Se, em um passeio pelo centro recifense, você quiser comer como a aristocracia, não deixe de ir ao Restaurante Leite (Praça Machado de Assis, 147 - www.restauranteleite.com.br), fundado em 1882 e considerado um dos estabelecimentos gastronômicos mais antigos do Brasil. Os pratos são caros (um linguado grelhado custa R$ 69) e o ambiente, pomposo, é frequentado pela alta sociedade do Recife.

Para ter uma experiência gastronômica mais de classe média, invista seu tempo e dinheiro no Bistrô & Boteco localizado no Centro de Artesanato de Pernambuco, ao lado do Marco Zero da cidade.

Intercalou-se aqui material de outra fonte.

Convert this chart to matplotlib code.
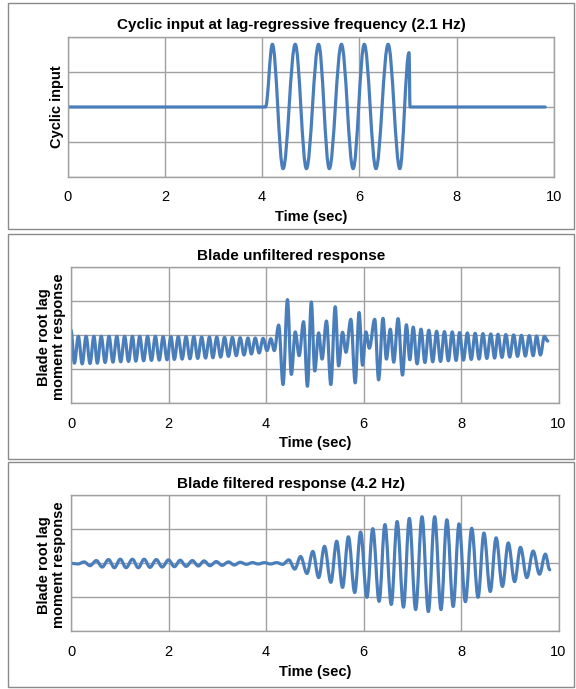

O lugar oferece lanches bem preparados a R$ 20 e uma bela vista do Oceano Atlântico.

Agora, se a intenção for comer como o povo simples da cidade, não perca a lanchonete As Galerias (rua da Guia, 183), aberta desde 1925 e que vende sanduíches (como o "cachorrão") e um leite maltado delicioso. 

E UM LUGAR PARA SE DIVERTIR

Todos os domingos, por volta das 18h, é realizado no Teatro Mamulengo (rua da Guia, 207) o "Forró de 1 Real". Trata-se de um show de forró que toca enquanto o público for abastecendo seus chapéus com moedas de R$ 1. Para quem quiser curtir esse autêntico ritmo nordestino envolto por uma paisagem fascinante (o Teatro Mamulengo está na frente da Praça do Arsenal e ao lado da Torre Malakoff), esse é um programa imperdível.

*O jornalista Marcel Vincenti viajou ao Recife a convite das Tintas Coral.